**Given exercise:** Leave out the pictures and repeat the rest of the material exactly.

»»

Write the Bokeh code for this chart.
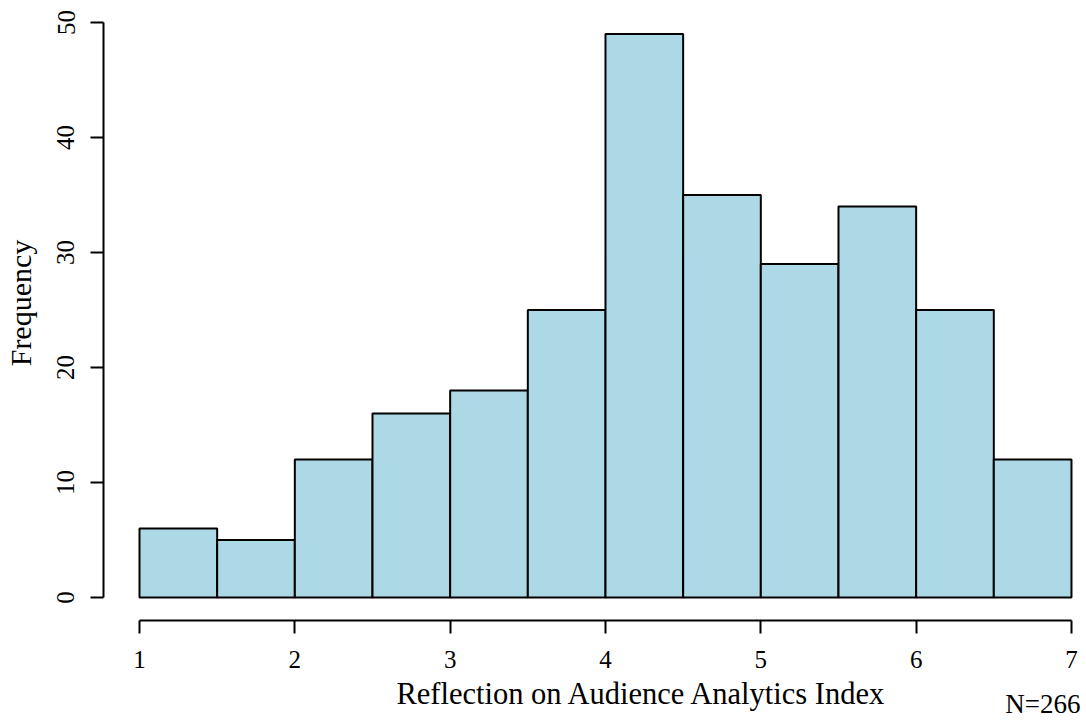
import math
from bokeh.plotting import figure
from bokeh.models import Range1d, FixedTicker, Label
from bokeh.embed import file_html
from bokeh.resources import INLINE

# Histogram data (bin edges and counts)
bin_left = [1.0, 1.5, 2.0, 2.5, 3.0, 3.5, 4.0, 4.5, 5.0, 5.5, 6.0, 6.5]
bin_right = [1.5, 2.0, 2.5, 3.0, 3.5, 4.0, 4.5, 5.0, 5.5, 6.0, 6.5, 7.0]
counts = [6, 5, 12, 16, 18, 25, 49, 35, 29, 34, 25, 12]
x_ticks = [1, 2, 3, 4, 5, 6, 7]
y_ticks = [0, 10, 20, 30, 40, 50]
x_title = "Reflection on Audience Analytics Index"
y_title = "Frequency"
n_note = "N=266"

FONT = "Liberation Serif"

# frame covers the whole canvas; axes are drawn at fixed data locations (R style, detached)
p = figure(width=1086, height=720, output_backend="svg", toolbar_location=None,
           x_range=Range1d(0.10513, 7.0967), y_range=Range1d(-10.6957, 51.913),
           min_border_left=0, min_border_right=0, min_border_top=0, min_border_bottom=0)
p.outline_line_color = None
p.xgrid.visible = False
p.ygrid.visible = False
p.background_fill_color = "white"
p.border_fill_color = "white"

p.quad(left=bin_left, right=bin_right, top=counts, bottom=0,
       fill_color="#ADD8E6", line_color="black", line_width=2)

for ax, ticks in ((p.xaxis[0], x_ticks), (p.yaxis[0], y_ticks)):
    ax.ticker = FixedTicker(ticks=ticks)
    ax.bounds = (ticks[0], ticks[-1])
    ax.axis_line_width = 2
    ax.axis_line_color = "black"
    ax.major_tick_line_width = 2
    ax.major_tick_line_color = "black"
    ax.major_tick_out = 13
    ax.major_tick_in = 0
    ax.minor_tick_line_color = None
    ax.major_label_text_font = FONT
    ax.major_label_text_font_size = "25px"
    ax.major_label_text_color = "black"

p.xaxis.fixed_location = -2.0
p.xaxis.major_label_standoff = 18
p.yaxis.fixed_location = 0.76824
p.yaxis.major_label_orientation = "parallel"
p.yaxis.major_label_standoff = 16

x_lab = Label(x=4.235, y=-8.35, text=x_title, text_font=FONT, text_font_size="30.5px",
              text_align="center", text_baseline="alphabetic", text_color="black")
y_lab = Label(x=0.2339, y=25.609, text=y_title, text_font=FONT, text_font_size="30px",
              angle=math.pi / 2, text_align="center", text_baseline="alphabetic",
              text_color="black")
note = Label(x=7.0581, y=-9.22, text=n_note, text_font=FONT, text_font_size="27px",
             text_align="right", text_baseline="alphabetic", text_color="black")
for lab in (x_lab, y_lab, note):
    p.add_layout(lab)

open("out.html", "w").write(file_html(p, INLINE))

««

**Written response:**
Write the Bokeh code for this chart.
import math
from bokeh.plotting import figure
from bokeh.models import Range1d, FixedTicker, Label
from bokeh.embed import file_html
from bokeh.resources import INLINE

# Histogram data (bin edges and counts)
bin_left = [1.0, 1.5, 2.0, 2.5, 3.0, 3.5, 4.0, 4.5, 5.0, 5.5, 6.0, 6.5]
bin_right = [1.5, 2.0, 2.5, 3.0, 3.5, 4.0, 4.5, 5.0, 5.5, 6.0, 6.5, 7.0]
counts = [6, 5, 12, 16, 18, 25, 49, 35, 29, 34, 25, 12]
x_ticks = [1, 2, 3, 4, 5, 6, 7]
y_ticks = [0, 10, 20, 30, 40, 50]
x_title = "Reflection on Audience Analytics Index"
y_title = "Frequency"
n_note = "N=266"

FONT = "Liberation Serif"

# frame covers the whole canvas; axes are drawn at fixed data locations (R style, detached)
p = figure(width=1086, height=720, output_backend="svg", toolbar_location=None,
           x_range=Range1d(0.10513, 7.0967), y_range=Range1d(-10.6957, 51.913),
           min_border_left=0, min_border_right=0, min_border_top=0, min_border_bottom=0)
p.outline_line_color = None
p.xgrid.visible = False
p.ygrid.visible = False
p.background_fill_color = "white"
p.border_fill_color = "white"

p.quad(left=bin_left, right=bin_right, top=counts, bottom=0,
       fill_color="#ADD8E6", line_color="black", line_width=2)

for ax, ticks in ((p.xaxis[0], x_ticks), (p.yaxis[0], y_ticks)):
    ax.ticker = FixedTicker(ticks=ticks)
    ax.bounds = (ticks[0], ticks[-1])
    ax.axis_line_width = 2
    ax.axis_line_color = "black"
    ax.major_tick_line_width = 2
    ax.major_tick_line_color = "black"
    ax.major_tick_out = 13
    ax.major_tick_in = 0
    ax.minor_tick_line_color = None
    ax.major_label_text_font = FONT
    ax.major_label_text_font_size = "25px"
    ax.major_label_text_color = "black"

p.xaxis.fixed_location = -2.0
p.xaxis.major_label_standoff = 18
p.yaxis.fixed_location = 0.76824
p.yaxis.major_label_orientation = "parallel"
p.yaxis.major_label_standoff = 16

x_lab = Label(x=4.235, y=-8.35, text=x_title, text_font=FONT, text_font_size="30.5px",
              text_align="center", text_baseline="alphabetic", text_color="black")
y_lab = Label(x=0.2339, y=25.609, text=y_title, text_font=FONT, text_font_size="30px",
              angle=math.pi / 2, text_align="center", text_baseline="alphabetic",
              text_color="black")
note = Label(x=7.0581, y=-9.22, text=n_note, text_font=FONT, text_font_size="27px",
             text_align="right", text_baseline="alphabetic", text_color="black")
for lab in (x_lab, y_lab, note):
    p.add_layout(lab)

open("out.html", "w").write(file_html(p, INLINE))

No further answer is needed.